__Raw data__:
——

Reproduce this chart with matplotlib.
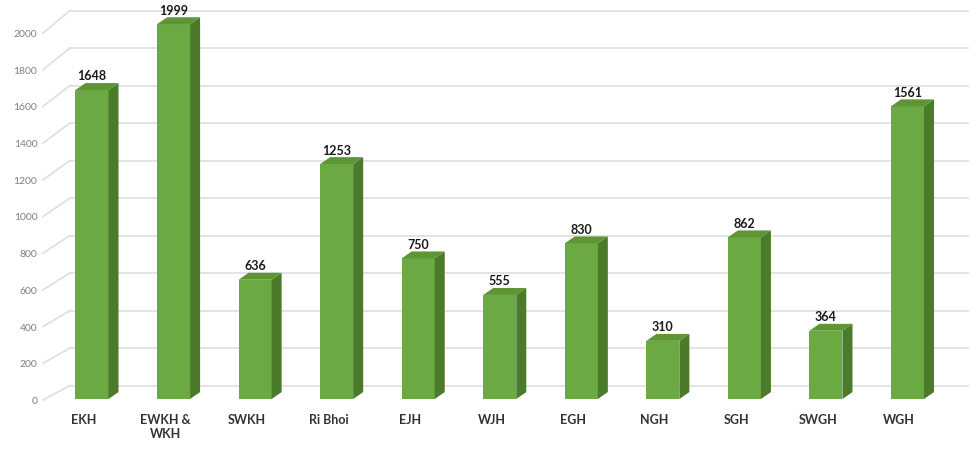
import matplotlib.pyplot as plt
from matplotlib.patches import Polygon

# District-wise counts
districts = ["EKH", "EWKH &\nWKH", "SWKH", "Ri Bhoi", "EJH", "WJH", "EGH", "NGH", "SGH", "SWGH", "WGH"]
counts = [1648, 1999, 636, 1253, 750, 555, 830, 310, 862, 364, 1561]
yticks = [0, 200, 400, 600, 800, 1000, 1200, 1400, 1600, 1800, 2000]

# pseudo-3D look
bar_w = 0.405
depth_dx, depth_dy = 0.123, 37          # bar depth offset (data units)
wall_left, wall_right = -0.27, 10.74    # back wall extent
wall_shift = 72                         # back wall sits a bit higher
side_front_x = -0.60                    # front edge of the left side wall

front_col = "#6BAA42"
side_col = "#4B7A2B"
top_col = "#5E9636"
grid_col = "#E0E0E0"

fig = plt.figure(figsize=(9.79, 4.5), dpi=100)
ax = fig.add_axes([0, 0, 1, 1])
ax.set_xlim(-1.128, 10.877)
ax.set_ylim(-272, 2128)
ax.axis("off")

# gridlines: slanted on the side wall, flat on the back wall
for v in yticks:
    y_front = -5 + v * 0.9785
    y_back = v + wall_shift
    ax.plot([side_front_x, wall_left], [y_front, y_back], color=grid_col, lw=1.3, zorder=1)
    ax.plot([wall_left, wall_right], [y_back, y_back], color=grid_col, lw=1.3, zorder=1)
    ax.text(side_front_x - 0.07, y_front - 8, str(v), ha="right", va="center",
            fontsize=7.5, color="#808080", family="Lato")

for i, v in enumerate(counts):
    x0, x1 = i - bar_w / 2, i + bar_w / 2
    ax.bar(i, v, width=bar_w, color=front_col, edgecolor="none", zorder=3)
    side = Polygon([(x1, 0), (x1 + depth_dx, depth_dy), (x1 + depth_dx, v + depth_dy), (x1, v)],
                   closed=True, facecolor=side_col, edgecolor="none", zorder=3)
    top = Polygon([(x0, v), (x0 + depth_dx, v + depth_dy), (x1 + depth_dx, v + depth_dy), (x1, v)],
                  closed=True, facecolor=top_col, edgecolor="none", zorder=3)
    ax.add_patch(side)
    ax.add_patch(top)
    ax.text(i, v + depth_dy + 3, str(v), ha="center", va="bottom",
            fontsize=9, fontweight="bold", color="#1A1A1A", family="Lato", zorder=4)
    ax.text(i - 0.1, -78, districts[i], ha="center", va="top", linespacing=1.2,
            fontsize=9, fontweight="bold", color="#333333", family="Lato")

fig.savefig("out.png", dpi=100)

——

Begin at the first line of the data above and repeat each line exactly, stopping after the line containing "side_front_x = -0.60". Omit the pictures.

Reproduce this chart with matplotlib.
import matplotlib.pyplot as plt
from matplotlib.patches import Polygon

# District-wise counts
districts = ["EKH", "EWKH &\nWKH", "SWKH", "Ri Bhoi", "EJH", "WJH", "EGH", "NGH", "SGH", "SWGH", "WGH"]
counts = [1648, 1999, 636, 1253, 750, 555, 830, 310, 862, 364, 1561]
yticks = [0, 200, 400, 600, 800, 1000, 1200, 1400, 1600, 1800, 2000]

# pseudo-3D look
bar_w = 0.405
depth_dx, depth_dy = 0.123, 37          # bar depth offset (data units)
wall_left, wall_right = -0.27, 10.74    # back wall extent
wall_shift = 72                         # back wall sits a bit higher
side_front_x = -0.60                    # front edge of the left side wall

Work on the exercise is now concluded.